** PROBLEM **
Print each line of the listing once more, precisely as given.

Start of DATA EXCERPT

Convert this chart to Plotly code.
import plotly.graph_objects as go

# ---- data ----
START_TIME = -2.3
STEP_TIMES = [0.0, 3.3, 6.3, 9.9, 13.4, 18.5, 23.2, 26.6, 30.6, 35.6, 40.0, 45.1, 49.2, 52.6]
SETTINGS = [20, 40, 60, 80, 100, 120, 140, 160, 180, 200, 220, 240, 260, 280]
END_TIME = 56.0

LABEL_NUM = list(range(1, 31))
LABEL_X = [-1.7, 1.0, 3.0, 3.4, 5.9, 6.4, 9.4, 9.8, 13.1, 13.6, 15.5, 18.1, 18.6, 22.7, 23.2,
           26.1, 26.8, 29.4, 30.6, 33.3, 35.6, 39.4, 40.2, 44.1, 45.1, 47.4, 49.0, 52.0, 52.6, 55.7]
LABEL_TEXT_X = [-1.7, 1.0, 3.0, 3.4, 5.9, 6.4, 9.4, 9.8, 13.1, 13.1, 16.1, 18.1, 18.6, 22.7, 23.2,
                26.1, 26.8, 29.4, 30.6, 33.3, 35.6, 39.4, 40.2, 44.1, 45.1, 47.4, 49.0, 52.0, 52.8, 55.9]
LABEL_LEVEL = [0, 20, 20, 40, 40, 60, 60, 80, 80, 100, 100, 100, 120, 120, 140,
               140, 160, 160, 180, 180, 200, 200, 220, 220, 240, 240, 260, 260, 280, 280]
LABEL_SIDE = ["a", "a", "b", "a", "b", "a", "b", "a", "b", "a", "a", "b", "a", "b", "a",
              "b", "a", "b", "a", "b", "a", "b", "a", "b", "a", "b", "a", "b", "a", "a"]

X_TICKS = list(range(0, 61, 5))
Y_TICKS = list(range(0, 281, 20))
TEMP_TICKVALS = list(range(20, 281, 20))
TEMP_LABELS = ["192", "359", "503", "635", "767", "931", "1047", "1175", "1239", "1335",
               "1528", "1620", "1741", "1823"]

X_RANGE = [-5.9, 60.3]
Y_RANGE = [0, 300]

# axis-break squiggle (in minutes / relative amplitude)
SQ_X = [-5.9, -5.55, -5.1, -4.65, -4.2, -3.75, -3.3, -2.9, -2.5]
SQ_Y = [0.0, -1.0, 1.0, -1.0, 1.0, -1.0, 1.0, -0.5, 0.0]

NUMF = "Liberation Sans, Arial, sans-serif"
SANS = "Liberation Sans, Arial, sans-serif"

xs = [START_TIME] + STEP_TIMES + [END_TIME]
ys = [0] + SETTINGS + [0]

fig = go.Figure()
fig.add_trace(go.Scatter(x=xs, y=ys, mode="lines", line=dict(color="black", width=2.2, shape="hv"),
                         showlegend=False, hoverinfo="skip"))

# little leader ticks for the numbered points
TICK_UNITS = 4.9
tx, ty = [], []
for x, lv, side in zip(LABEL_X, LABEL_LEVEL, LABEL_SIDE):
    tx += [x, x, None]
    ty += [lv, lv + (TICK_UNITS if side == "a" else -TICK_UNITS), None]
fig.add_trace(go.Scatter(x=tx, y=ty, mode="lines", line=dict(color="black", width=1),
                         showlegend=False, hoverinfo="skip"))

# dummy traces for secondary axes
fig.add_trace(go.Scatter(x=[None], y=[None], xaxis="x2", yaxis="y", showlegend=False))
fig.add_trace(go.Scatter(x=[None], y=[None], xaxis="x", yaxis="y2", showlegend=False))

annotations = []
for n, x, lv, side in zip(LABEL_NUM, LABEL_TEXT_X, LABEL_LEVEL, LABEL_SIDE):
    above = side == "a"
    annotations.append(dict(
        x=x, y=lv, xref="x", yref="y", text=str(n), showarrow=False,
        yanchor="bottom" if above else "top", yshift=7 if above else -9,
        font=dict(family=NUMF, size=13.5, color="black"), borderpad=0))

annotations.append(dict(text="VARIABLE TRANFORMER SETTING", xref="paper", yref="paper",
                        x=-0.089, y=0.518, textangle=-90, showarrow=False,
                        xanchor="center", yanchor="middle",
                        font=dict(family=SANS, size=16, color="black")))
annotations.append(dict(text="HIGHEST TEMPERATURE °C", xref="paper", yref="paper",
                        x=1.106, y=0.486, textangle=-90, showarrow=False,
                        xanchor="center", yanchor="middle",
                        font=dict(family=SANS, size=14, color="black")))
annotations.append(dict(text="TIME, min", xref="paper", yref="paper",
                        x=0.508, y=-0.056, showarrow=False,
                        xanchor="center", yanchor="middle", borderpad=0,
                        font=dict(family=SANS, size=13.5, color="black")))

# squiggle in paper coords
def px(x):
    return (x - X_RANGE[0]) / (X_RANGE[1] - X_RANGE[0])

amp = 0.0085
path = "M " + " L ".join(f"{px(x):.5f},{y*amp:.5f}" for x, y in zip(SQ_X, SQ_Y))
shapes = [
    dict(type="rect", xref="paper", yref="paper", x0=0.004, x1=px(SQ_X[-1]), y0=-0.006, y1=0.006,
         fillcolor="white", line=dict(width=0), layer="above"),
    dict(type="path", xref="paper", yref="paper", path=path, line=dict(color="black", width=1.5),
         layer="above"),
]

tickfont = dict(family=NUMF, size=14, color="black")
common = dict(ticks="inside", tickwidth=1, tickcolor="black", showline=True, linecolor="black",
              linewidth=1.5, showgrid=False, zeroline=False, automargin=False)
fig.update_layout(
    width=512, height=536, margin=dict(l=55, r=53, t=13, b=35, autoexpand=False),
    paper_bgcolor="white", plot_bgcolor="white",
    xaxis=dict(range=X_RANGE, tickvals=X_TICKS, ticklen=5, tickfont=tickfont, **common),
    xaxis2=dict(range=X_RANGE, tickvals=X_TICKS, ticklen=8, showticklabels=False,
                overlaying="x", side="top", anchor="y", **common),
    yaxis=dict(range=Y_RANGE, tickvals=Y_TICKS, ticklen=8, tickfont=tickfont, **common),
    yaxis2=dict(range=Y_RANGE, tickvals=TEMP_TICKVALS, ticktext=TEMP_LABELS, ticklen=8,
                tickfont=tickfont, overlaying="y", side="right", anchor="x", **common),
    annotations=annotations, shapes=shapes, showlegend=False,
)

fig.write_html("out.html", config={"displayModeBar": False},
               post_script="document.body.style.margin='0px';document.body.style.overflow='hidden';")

End of DATA EXCERPT

** WRITTEN SOLUTION **
Convert this chart to Plotly code.
import plotly.graph_objects as go

# ---- data ----
START_TIME = -2.3
STEP_TIMES = [0.0, 3.3, 6.3, 9.9, 13.4, 18.5, 23.2, 26.6, 30.6, 35.6, 40.0, 45.1, 49.2, 52.6]
SETTINGS = [20, 40, 60, 80, 100, 120, 140, 160, 180, 200, 220, 240, 260, 280]
END_TIME = 56.0

LABEL_NUM = list(range(1, 31))
LABEL_X = [-1.7, 1.0, 3.0, 3.4, 5.9, 6.4, 9.4, 9.8, 13.1, 13.6, 15.5, 18.1, 18.6, 22.7, 23.2,
           26.1, 26.8, 29.4, 30.6, 33.3, 35.6, 39.4, 40.2, 44.1, 45.1, 47.4, 49.0, 52.0, 52.6, 55.7]
LABEL_TEXT_X = [-1.7, 1.0, 3.0, 3.4, 5.9, 6.4, 9.4, 9.8, 13.1, 13.1, 16.1, 18.1, 18.6, 22.7, 23.2,
                26.1, 26.8, 29.4, 30.6, 33.3, 35.6, 39.4, 40.2, 44.1, 45.1, 47.4, 49.0, 52.0, 52.8, 55.9]
LABEL_LEVEL = [0, 20, 20, 40, 40, 60, 60, 80, 80, 100, 100, 100, 120, 120, 140,
               140, 160, 160, 180, 180, 200, 200, 220, 220, 240, 240, 260, 260, 280, 280]
LABEL_SIDE = ["a", "a", "b", "a", "b", "a", "b", "a", "b", "a", "a", "b", "a", "b", "a",
              "b", "a", "b", "a", "b", "a", "b", "a", "b", "a", "b", "a", "b", "a", "a"]

X_TICKS = list(range(0, 61, 5))
Y_TICKS = list(range(0, 281, 20))
TEMP_TICKVALS = list(range(20, 281, 20))
TEMP_LABELS = ["192", "359", "503", "635", "767", "931", "1047", "1175", "1239", "1335",
               "1528", "1620", "1741", "1823"]

X_RANGE = [-5.9, 60.3]
Y_RANGE = [0, 300]

# axis-break squiggle (in minutes / relative amplitude)
SQ_X = [-5.9, -5.55, -5.1, -4.65, -4.2, -3.75, -3.3, -2.9, -2.5]
SQ_Y = [0.0, -1.0, 1.0, -1.0, 1.0, -1.0, 1.0, -0.5, 0.0]

NUMF = "Liberation Sans, Arial, sans-serif"
SANS = "Liberation Sans, Arial, sans-serif"

xs = [START_TIME] + STEP_TIMES + [END_TIME]
ys = [0] + SETTINGS + [0]

fig = go.Figure()
fig.add_trace(go.Scatter(x=xs, y=ys, mode="lines", line=dict(color="black", width=2.2, shape="hv"),
                         showlegend=False, hoverinfo="skip"))

# little leader ticks for the numbered points
TICK_UNITS = 4.9
tx, ty = [], []
for x, lv, side in zip(LABEL_X, LABEL_LEVEL, LABEL_SIDE):
    tx += [x, x, None]
    ty += [lv, lv + (TICK_UNITS if side == "a" else -TICK_UNITS), None]
fig.add_trace(go.Scatter(x=tx, y=ty, mode="lines", line=dict(color="black", width=1),
                         showlegend=False, hoverinfo="skip"))

# dummy traces for secondary axes
fig.add_trace(go.Scatter(x=[None], y=[None], xaxis="x2", yaxis="y", showlegend=False))
fig.add_trace(go.Scatter(x=[None], y=[None], xaxis="x", yaxis="y2", showlegend=False))

annotations = []
for n, x, lv, side in zip(LABEL_NUM, LABEL_TEXT_X, LABEL_LEVEL, LABEL_SIDE):
    above = side == "a"
    annotations.append(dict(
        x=x, y=lv, xref="x", yref="y", text=str(n), showarrow=False,
        yanchor="bottom" if above else "top", yshift=7 if above else -9,
        font=dict(family=NUMF, size=13.5, color="black"), borderpad=0))

annotations.append(dict(text="VARIABLE TRANFORMER SETTING", xref="paper", yref="paper",
                        x=-0.089, y=0.518, textangle=-90, showarrow=False,
                        xanchor="center", yanchor="middle",
                        font=dict(family=SANS, size=16, color="black")))
annotations.append(dict(text="HIGHEST TEMPERATURE °C", xref="paper", yref="paper",
                        x=1.106, y=0.486, textangle=-90, showarrow=False,
                        xanchor="center", yanchor="middle",
                        font=dict(family=SANS, size=14, color="black")))
annotations.append(dict(text="TIME, min", xref="paper", yref="paper",
                        x=0.508, y=-0.056, showarrow=False,
                        xanchor="center", yanchor="middle", borderpad=0,
                        font=dict(family=SANS, size=13.5, color="black")))

# squiggle in paper coords
def px(x):
    return (x - X_RANGE[0]) / (X_RANGE[1] - X_RANGE[0])

amp = 0.0085
path = "M " + " L ".join(f"{px(x):.5f},{y*amp:.5f}" for x, y in zip(SQ_X, SQ_Y))
shapes = [
    dict(type="rect", xref="paper", yref="paper", x0=0.004, x1=px(SQ_X[-1]), y0=-0.006, y1=0.006,
         fillcolor="white", line=dict(width=0), layer="above"),
    dict(type="path", xref="paper", yref="paper", path=path, line=dict(color="black", width=1.5),
         layer="above"),
]

tickfont = dict(family=NUMF, size=14, color="black")
common = dict(ticks="inside", tickwidth=1, tickcolor="black", showline=True, linecolor="black",
              linewidth=1.5, showgrid=False, zeroline=False, automargin=False)
fig.update_layout(
    width=512, height=536, margin=dict(l=55, r=53, t=13, b=35, autoexpand=False),
    paper_bgcolor="white", plot_bgcolor="white",
    xaxis=dict(range=X_RANGE, tickvals=X_TICKS, ticklen=5, tickfont=tickfont, **common),
    xaxis2=dict(range=X_RANGE, tickvals=X_TICKS, ticklen=8, showticklabels=False,
                overlaying="x", side="top", anchor="y", **common),
    yaxis=dict(range=Y_RANGE, tickvals=Y_TICKS, ticklen=8, tickfont=tickfont, **common),
    yaxis2=dict(range=Y_RANGE, tickvals=TEMP_TICKVALS, ticktext=TEMP_LABELS, ticklen=8,
                tickfont=tickfont, overlaying="y", side="right", anchor="x", **common),
    annotations=annotations, shapes=shapes, showlegend=False,
)

fig.write_html("out.html", config={"displayModeBar": False},
               post_script="document.body.style.margin='0px';document.body.style.overflow='hidden';")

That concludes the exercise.